Some background on the shapeshifters in question:
Shapeshifters can shift between a human form and a single animal form; all the members of a given group of shapeshifters shift into the same species of animal. Animal forms are generally mammals in a similar mass range to humans.
- Human form - Mostly human physiology, with some adaptations - enhanced vision, hearing, etc.
- Animal form - Mostly animal physiology, with some modifications - altered brain structure, more nimble digits.
Given as these are shapeshifters, some wiggle room is in physiology is possible if necessary - e.g. modified voicebox, etc.
I am aiming for these shapeshifters to have a shared language between their human and animal forms. Such a language should be reasonably advanced, and capable of handling complex concepts, on a similar level to most human languages. This is intended to be the primary language of the species, but they may also be fluent in other languages (animal or human).
I am aware that fairly complex languages have been documented among animals - the main idea here is to have a cross-species language.

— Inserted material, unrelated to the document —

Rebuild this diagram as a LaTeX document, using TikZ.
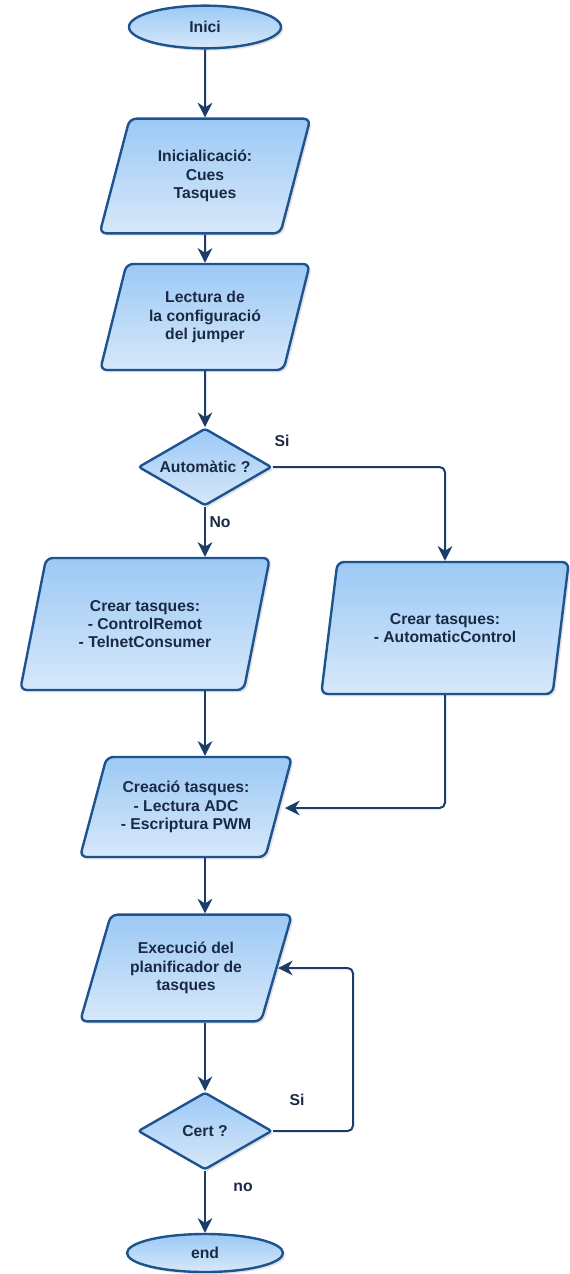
\documentclass[tikz,border=0pt]{standalone}
\usepackage{fontspec}
\setmainfont{Liberation Sans}
\usetikzlibrary{shapes.geometric,arrows.meta,shadows,calc}

\definecolor{boxline}{HTML}{1D5490}
\definecolor{boxtop}{HTML}{9CC9F5}
\definecolor{boxbot}{HTML}{D7E8FA}
\definecolor{wire}{HTML}{1B3D68}
\definecolor{ink}{HTML}{1A2A45}

\tikzset{
  shape base/.style={draw=boxline, line width=1.8pt, top color=boxtop, bottom color=boxbot,
    text=ink, font=\bfseries\fontsize{11.8}{13.8}\selectfont, align=center, inner sep=0pt,
    drop shadow={opacity=0.22, shadow xshift=1.8pt, shadow yshift=-1.8pt}},
  terminal/.style={shape base, ellipse},
  iobox/.style={shape base, trapezium, trapezium left angle=70, trapezium right angle=110,
    trapezium stretches=true, rounded corners=5pt},
  decision/.style={shape base, diamond, aspect=1.73, rounded corners=2pt},
  conn/.style={draw=wire, line width=1.5pt, rounded corners=4pt,
    -{Stealth[length=11pt,width=11pt,inset=3.5pt]}},
  tag/.style={text=ink, font=\bfseries\fontsize{11.8}{13.8}\selectfont, inner sep=0pt}
}

\begin{document}
\begin{tikzpicture}[x=0.75pt, y=-0.75pt]
  \useasboundingbox[fill=white] (0,0) rectangle (569,1274);

  % start and the two set-up steps
  \node[terminal, minimum width=114pt, minimum height=32pt] (ini) at (205,27) {Inici};
  \node[iobox, minimum width=158pt, minimum height=86pt] (init) at (205,176)
    {Inicialicació:\\Cues\\Tasques};
  \node[iobox, minimum width=157.5pt, minimum height=79.5pt] (jump) at (205,317)
    {Lectura de\\la configuració\\del jumper};

  % mode decision and the two task sets
  \node[decision, minimum width=100pt, minimum height=58pt] (aut) at (205,467) {Automàtic ?};
  \node[iobox, minimum width=187.5pt, minimum height=99pt] (manual) at (145,624)
    {Crear tasques:\\- ControlRemot\\- TelnetConsumer};
  \node[iobox, minimum width=186pt, minimum height=99pt] (auto) at (445,628)
    {Crear tasques:\\- AutomaticControl};

  % common tasks, scheduler, loop test and end
  \node[iobox, trapezium left angle=67, trapezium right angle=113,
        minimum width=159pt, minimum height=75pt] (common) at (186,807)
    {Creació tasques:\\- Lectura ADC\\- Escriptura PWM};
  \node[iobox, trapezium left angle=66, trapezium right angle=114,
        minimum width=159pt, minimum height=80pt] (sched) at (186,968)
    {Execució del\\planificador de\\tasques};
  \node[decision, minimum width=100.5pt, minimum height=58pt] (cert) at (205,1131) {Cert ?};
  \node[terminal, minimum width=117pt, minimum height=28.5pt] (fin) at (205,1253) {end};

  % free ends of the side connectors
  \coordinate (commonin) at (285,808);
  \coordinate (loopcorner) at (353,968);
  \coordinate (schedin) at (278,968);

  % connectors
  \draw[conn] (ini) -- (init);
  \draw[conn] (init) -- (jump);
  \draw[conn] (jump) -- (aut);
  \draw[conn] (aut.south) -- (aut.south |- manual.north);
  \draw[conn] (aut.east) -| (auto.north);
  \draw[conn] (aut.south |- manual.south) -- (aut.south |- common.north);
  \draw[conn] (auto.south) |- (commonin);
  \draw[conn] (aut.south |- common.south) -- (aut.south |- sched.north);
  \draw[conn] (cert.north |- sched.south) -- (cert.north);
  \draw[conn] (cert.east) -| (loopcorner) -- (schedin);
  \draw[conn] (cert.south) -- (fin.north);

  % branch labels
  \node[tag] (tsi1) at (282,441) {Si};
  \node[tag] (tno1) at (220,522) {No};
  \node[tag] (tsi2) at (297,1100) {Si};
  \node[tag] (tno2) at (243,1187) {no};
\end{tikzpicture}
\end{document}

While the shapeshifters reside in a fairly magical world, their shapeshifting is a hereditary ability rather than a learned spell, As such, I am trying to minimize the amount of magic required to make this work.
For the purposes of this question, example animal forms include wolves and deer.
My question is:
Is such a shared language feasible?
- Is there a logistical limit to how complex such a language could be?
What would such a language be like?
- Vocalizations - what is the overlap between the phonemes that could be comfortably produced by a human and a wolf? A human and a deer?
- Body language - how well would it to transfer between quadrupedal and bipedal forms?
- Other potential features of such a language?
Given the answers to the above, how well would two seperate groups of shapeshifters (where each group has a different animal form) using such a language be able to understand each other?
- Would it be more like two dialects of the same language, two closely related languages, or two completely different languages?
- Related: How much variation in vocal range is there between different mammilian species? Body language?
There is a somewhat similar question here, although it approaches the concept from the opposite direction - how would an animal speak an existing human language (rather than designing a language to make it easy for an animal to speak).